PLEASE NOTE: The changes do not constitute any change to the content or structure of the examination, nor the approved public health specialty training curriculum. Candidates should prepare for and apply to sit the examination in exactly the same way as previously.
The changes are summarised as follows:
1. The DFPH will move to an Angoff method for standard setting, applying to all questions on all papers, with effect from the January 2017 sitting of the DFPH
2. Banking results - the requirement to score a minimum of 100 across both DFPH papers in order to bank a paper will be permanently removed.
Other requirements specified by the GMC following the review of the examination in 2015 had already been met, as agreed by the GMC in March 2016 specifically:
3. All examiners will receive full training in standard setting and marking.
4. All examiners will receive training or refresher training at least once per year. This incorporates calibration before each exam diet and ongoing examiner monitoring.

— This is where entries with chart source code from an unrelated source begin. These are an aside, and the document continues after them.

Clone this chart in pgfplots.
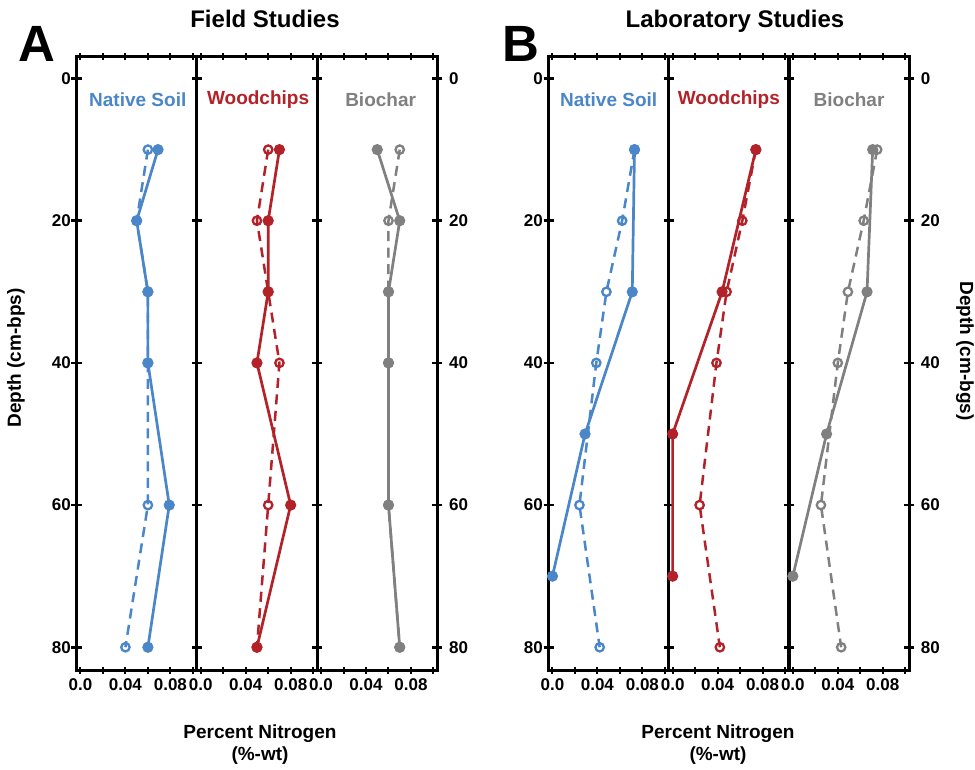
\documentclass[border=0pt]{standalone}
\usepackage{fontspec}
\setmainfont{Liberation Sans}
\usepackage{pgfplots}
\pgfplotsset{compat=1.18}
\definecolor{nsblue}{RGB}{74,134,200}
\definecolor{wcred}{RGB}{178,34,40}
\definecolor{bcgray}{RGB}{128,128,128}
\tikzset{lab/.style={font=\fontsize{19}{22}\selectfont\bfseries}}
\pgfplotsset{
  panel/.style={
    scale only axis, width=120.3pt, height=613.5pt, anchor=south west,
    xmin=-0.0035, xmax=0.1035, ymin=-3.1, ymax=83.2, y dir=reverse,
    axis line style={line width=3pt},
    tick align=center,
    xtick={0,0.02,0.04,0.06,0.08,0.1},
    xticklabels={0.0,,0.04,,0.08,},
    xtick pos=both, xticklabel pos=lower,
    ytick={0,20,40,60,80},
    ytick pos=both,
    yticklabels={,,,,},
    xtick style={/pgfplots/major tick length=7pt, line width=2pt, black},
    ytick style={/pgfplots/major tick length=10pt, line width=2.5pt, black},
    xticklabel style={font=\fontsize{17}{20}\selectfont\bfseries, yshift=-3pt},
    yticklabel style={font=\fontsize{17}{20}\selectfont\bfseries},
  },
  leftpanel/.style={panel, yticklabel pos=left, yticklabels={0,20,40,60,80}},
  rightpanel/.style={panel, yticklabel pos=right, yticklabels={0,20,40,60,80},
    yticklabel style={xshift=6pt}},
  solidS/.style={line width=2.7pt, mark=*, mark size=4.2pt, mark options={solid}},
  dashS/.style={line width=2.5pt, dash pattern=on 10pt off 6.5pt, mark=o, mark size=4.2pt, mark options={solid, fill=white, line width=2.3pt}},
}
\begin{document}
\begin{tikzpicture}
\path[use as bounding box] (0,0) rectangle (975pt,769pt);
% ---------------- Field studies ----------------
\begin{axis}[leftpanel, at={(76.5pt,99pt)}]
\addplot[dashS, color=nsblue] coordinates {(0.06,10) (0.05,20) (0.06,30) (0.06,40) (0.06,60) (0.04,80)};
\addplot[solidS, color=nsblue] coordinates {(0.069,10) (0.05,20) (0.06,30) (0.06,40) (0.079,60) (0.06,80)};
\node[lab, text=nsblue] at (axis cs:0.051,3.0) {Native Soil};
\end{axis}
\begin{axis}[panel, at={(196.8pt,99pt)}]
\addplot[dashS, color=wcred] coordinates {(0.06,10) (0.05,20) (0.06,30) (0.07,40) (0.06,60) (0.05,80)};
\addplot[solidS, color=wcred] coordinates {(0.07,10) (0.06,20) (0.06,30) (0.05,40) (0.08,60) (0.05,80)};
\node[lab, text=wcred] at (axis cs:0.051,3.0) {Woodchips};
\end{axis}
\begin{axis}[rightpanel, at={(317.1pt,99pt)}]
\addplot[dashS, color=bcgray] coordinates {(0.07,10) (0.06,20) (0.06,30) (0.06,40) (0.06,60) (0.07,80)};
\addplot[solidS, color=bcgray] coordinates {(0.05,10) (0.07,20) (0.06,30) (0.06,40) (0.06,60) (0.07,80)};
\node[lab, text=bcgray] at (axis cs:0.053,3.0) {Biochar};
\end{axis}
% ---------------- Laboratory studies ----------------
\begin{axis}[leftpanel, at={(548.5pt,99pt)}]
\addplot[dashS, color=nsblue] coordinates {(0.073,10) (0.062,20) (0.048,30) (0.039,40) (0.024,60) (0.042,80)};
\addplot[solidS, color=nsblue] coordinates {(0.073,10) (0.071,30) (0.029,50) (0.0,70)};
\node[lab, text=nsblue] at (axis cs:0.05,3.0) {Native Soil};
\end{axis}
\begin{axis}[panel, at={(668.7pt,99pt)}]
\addplot[dashS, color=wcred] coordinates {(0.074,10) (0.062,20) (0.048,30) (0.039,40) (0.024,60) (0.042,80)};
\addplot[solidS, color=wcred] coordinates {(0.074,10) (0.044,30) (0.0,50) (0.0,70)};
\node[lab, text=wcred] at (axis cs:0.05,3.0) {Woodchips};
\end{axis}
\begin{axis}[rightpanel, at={(788.9pt,99pt)}]
\addplot[dashS, color=bcgray] coordinates {(0.075,10) (0.063,20) (0.049,30) (0.040,40) (0.025,60) (0.043,80)};
\addplot[solidS, color=bcgray] coordinates {(0.071,10) (0.066,30) (0.030,50) (0.0,70)};
\node[lab, text=bcgray] at (axis cs:0.05,3.0) {Biochar};
\end{axis}
% ---------------- Texts ----------------
\node[font=\fontsize{51}{56}\selectfont\bfseries] at (36.5pt,725.5pt) {A};
\node[font=\fontsize{51}{56}\selectfont\bfseries] at (521pt,725.5pt) {B};
\node[font=\fontsize{24}{28}\selectfont\bfseries, anchor=base] at (265pt,741pt) {Field Studies};
\node[font=\fontsize{24}{28}\selectfont\bfseries, anchor=base] at (735pt,741pt) {Laboratory Studies};
\node[lab, rotate=90] at (16pt,411pt) {Depth (cm-bps)};
\node[lab, rotate=-90] at (965pt,418pt) {Depth (cm-bgs)};
\node[lab, align=center] at (260pt,24pt) {Percent Nitrogen\\(\%-wt)};
\node[lab, align=center] at (718pt,24pt) {Percent Nitrogen\\(\%-wt)};
\end{tikzpicture}
\end{document}
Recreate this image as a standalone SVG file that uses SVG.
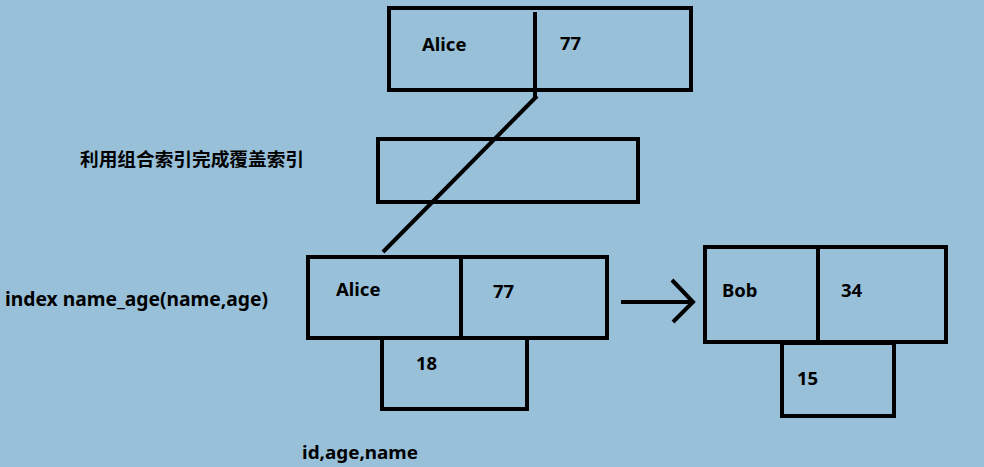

5. The bad fail requirement has been removed and implemented.
6. The interim revised scoring marking system was made available for prospective candidates in March 2016. This is now the permanent marking system and is attached.
7. The GMC agreed that FPH does not need to revise its assessment blueprint (GMC requirement 7) given that FPH is not changing the actual content of the assessment or what it is assessing. The assessment blueprint is embedded within the public health training curriculum approved by the GMC in 2015. FPH will evaluate the syllabus mapping process internally at both the Exam Board, with individual examiners and candidates’ responses to the question on their feedback forms on question clarity (which is already in place), and the DFPH Implementation Group, where there is specialty-registrar representation. This process will complement the detailed syllabus mapping already done during the question-setting process and allow a thorough check of how questions are interpreted by candidates.
Background
These changes to the DFPH are a direct result of a review of the DFPH by the GMC in August 2015. FPH has been in regular contact with the GMC since then to ensure the GMC requirements are met robustly and appropriately, and has also engaged an external educationalist to review the standard-setting methodology of the examination and advise FPH accordingly.
In November 2015, FPH agreed an implementation plan with the GMC which agreed that the examination should run in its existing form for the duration of 2016 whilst FPH developed and tested its plans and secured approval for permanent changes from the GMC.
The work on the examination is overseen by the DFPH Development Committee (PADC), which for the duration of 2016 has been re-named the DFPH Implementation Group. The group is chaired by the immediate past chair of the DFPH Examiners, and includes the current DFPH chair and other senior examiners. For the duration of this work it also includes representation from the FPH Specialty Registrars’ Committee.
The GMC have confirmed at various points during the past six months that it is satisfied with progress. It was also agreed that the key requirements around standard-setting and the ‘banking’ of results should go through the formal curriculum approval (CAG) process to provide assurance of their robustness to FPH, the GMC, training programmes and the candidates taking the examination.
FPH is now communicating all changes to training programmes and public health specialty registrars and over the coming months will create a frequently-asked-questions (FAQs) page on the FPH website. If you have any questions that might feed into these FAQs please email educ@fph.org.uk
FPH also acknowledges that there is a potential effect on candidates on their final or penultimate attempt of the examination. FPH will communicate clearly all the changes associated with the examination and allow any candidates who have sat the DFPH as a final attempt during the transitional period (2016) an additional attempt at the examination at either the January 2017 or June 2017 sitting.